:: Task statement ::
Print exactly the lines running from the one that holds "Write the Apache ECharts code for this chart." through the one that holds "var chart = echarts.init(document.getElementById('chart'));", please, and leave the pictures out.

:: Input data ::
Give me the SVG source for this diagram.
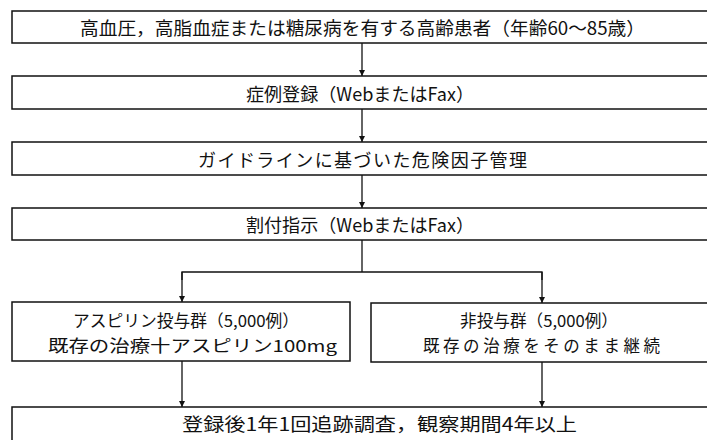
<svg xmlns="http://www.w3.org/2000/svg" width="707" height="440" viewBox="0 0 707 440">
<defs>
<marker id="arr" viewBox="0 0 10 10" refX="10" refY="5" markerWidth="6" markerHeight="7" orient="auto" markerUnits="userSpaceOnUse">
<path d="M0,0 L10,5 L0,10 z" fill="#111"/>
</marker>
<style>
.box{fill:#fff;stroke:#111;stroke-width:1.5}
.t{font-family:"Noto Sans CJK JP","Noto Sans",sans-serif;font-size:18px;fill:#111;text-anchor:start}
.t2{font-size:16.5px}
.c{fill:none;stroke:#111;stroke-width:1.3}
</style>
</defs>
<rect x="0" y="0" width="707" height="440" fill="#fff"/>
<g id="connectors">
<line class="c" x1="362" y1="43" x2="362" y2="76" marker-end="url(#arr)"/>
<line class="c" x1="362" y1="109" x2="362" y2="142" marker-end="url(#arr)"/>
<line class="c" x1="362" y1="175" x2="362" y2="208" marker-end="url(#arr)"/>
<polyline class="c" points="362,240 362,272"/>
<polyline class="c" points="182,280 182,272 542,272 542,280"/>
<line class="c" x1="182" y1="272" x2="182" y2="302" marker-end="url(#arr)"/>
<line class="c" x1="542" y1="272" x2="542" y2="303" marker-end="url(#arr)"/>
<line class="c" x1="182" y1="361" x2="182" y2="407" marker-end="url(#arr)"/>
<line class="c" x1="542" y1="362" x2="542" y2="407" marker-end="url(#arr)"/>
</g>
<g id="n1">
<rect class="box" x="12" y="11" width="710" height="32"/>
<text class="t" x="80" y="35" textLength="565" lengthAdjust="spacingAndGlyphs">高血圧，高脂血症または糖尿病を有する高齢患者（年齢60〜85歳）</text>
</g>
<g id="n2">
<rect class="box" x="12" y="76" width="710" height="33"/>
<text class="t" x="246" y="101" textLength="228" lengthAdjust="spacingAndGlyphs">症例登録（WebまたはFax）</text>
</g>
<g id="n3">
<rect class="box" x="12" y="142" width="710" height="33"/>
<text class="t" x="198" y="167" textLength="329" lengthAdjust="spacing">ガイドラインに基づいた危険因子管理</text>
</g>
<g id="n4">
<rect class="box" x="12" y="208" width="710" height="32"/>
<text class="t" x="246" y="232" textLength="228" lengthAdjust="spacingAndGlyphs">割付指示（WebまたはFax）</text>
</g>
<g id="n5">
<rect class="box" x="12" y="302" width="338" height="59"/>
<text class="t t2" x="73" y="327" textLength="226" lengthAdjust="spacingAndGlyphs">アスピリン投与群（5,000例）</text>
<text class="t t2" x="48" y="352" textLength="289" lengthAdjust="spacingAndGlyphs">既存の治療十アスピリン100mg</text>
</g>
<g id="n6">
<rect class="box" x="371" y="303" width="350" height="59"/>
<text class="t t2" x="460" y="327" textLength="158" lengthAdjust="spacingAndGlyphs">非投与群（5,000例）</text>
<text class="t t2" x="423" y="352" textLength="237" lengthAdjust="spacing">既存の治療をそのまま継続</text>
</g>
<g id="n7">
<rect class="box" x="12" y="407" width="710" height="40"/>
<text class="t" x="182" y="431" textLength="395" lengthAdjust="spacingAndGlyphs">登録後1年1回追跡調査，観察期間4年以上</text>
</g>
</svg>
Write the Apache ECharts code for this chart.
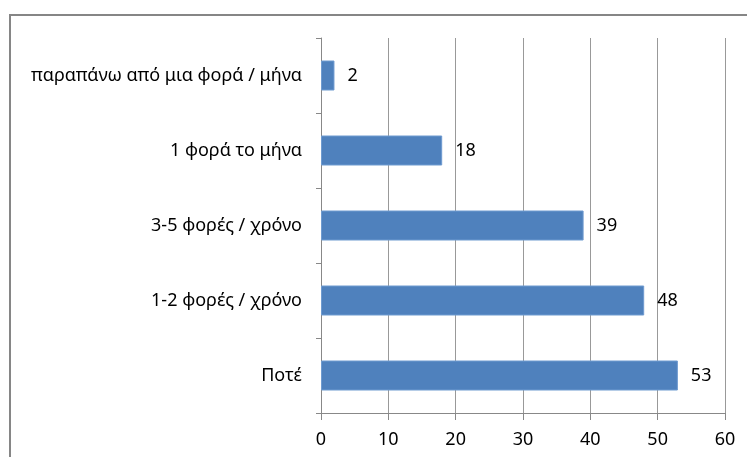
<!DOCTYPE html>
<html>
<head>
<meta charset="utf-8">
<script src="https://cdn.jsdelivr.net/npm/echarts@6/dist/echarts.min.js"></script>
<style>
  html, body { margin: 0; padding: 0; background: #fff; }
  #chart { width: 747px; height: 457px; }
</style>
</head>
<body>
<div id="chart"></div>
<script>
// Frequency categories, listed bottom to top
var categories = ['Ποτέ', '1-2 φορές / χρόνο', '3-5 φορές / χρόνο', '1 φορά το μήνα', 'παραπάνω από μια φορά / μήνα'];
var counts = [53, 48, 39, 18, 2];
var xTicks = [0, 10, 20, 30, 40, 50, 60];

var font = '"Noto Sans", "Open Sans", sans-serif';
var chart = echarts.init(document.getElementById('chart'));

chart.setOption({
  animation: false,
  grid: { left: 321, right: 22, top: 38, bottom: 44, containLabel: false },
  graphic: [{
    type: 'rect',
    shape: { x: 10, y: 15, width: 800, height: 500 },
    style: { fill: 'none', stroke: '#868686', lineWidth: 2 },
    silent: true
  }],
  xAxis: {
    type: 'value',
    min: xTicks[0],
    max: xTicks[xTicks.length - 1],
    interval: 10,
    axisLine: { show: true, lineStyle: { color: '#888', width: 1 } },
    axisTick: { show: true, length: 7, lineStyle: { color: '#888' } },
    splitLine: { show: true, lineStyle: { color: '#999', width: 1 } },
    axisLabel: { color: '#000', fontSize: 18, fontFamily: font, margin: 18 }
  },
  yAxis: {
    type: 'category',
    data: categories,
    axisLine: { show: true, lineStyle: { color: '#888', width: 1 } },
    axisTick: { show: true, length: 5, lineStyle: { color: '#888' } },
    axisLabel: { color: '#000', fontSize: 18, fontFamily: font, margin: 19 }
  },
  series: [{
    type: 'bar',
    data: counts,
    barWidth: '40%',
    itemStyle: { color: '#4F81BD', borderColor: '#6f9bd0', borderWidth: 1 },
    label: {
      show: true,
      position: 'right',
      distance: 13,
      color: '#000',
      fontSize: 18,
      fontFamily: font
    }
  }]
});
</script>
</body>
</html>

:: Exercise response ::
Write the Apache ECharts code for this chart.
<!DOCTYPE html>
<html>
<head>
<meta charset="utf-8">
<script src="https://cdn.jsdelivr.net/npm/echarts@6/dist/echarts.min.js"></script>
<style>
  html, body { margin: 0; padding: 0; background: #fff; }
  #chart { width: 747px; height: 457px; }
</style>
</head>
<body>
<div id="chart"></div>
<script>
// Frequency categories, listed bottom to top
var categories = ['Ποτέ', '1-2 φορές / χρόνο', '3-5 φορές / χρόνο', '1 φορά το μήνα', 'παραπάνω από μια φορά / μήνα'];
var counts = [53, 48, 39, 18, 2];
var xTicks = [0, 10, 20, 30, 40, 50, 60];

var font = '"Noto Sans", "Open Sans", sans-serif';
var chart = echarts.init(document.getElementById('chart'));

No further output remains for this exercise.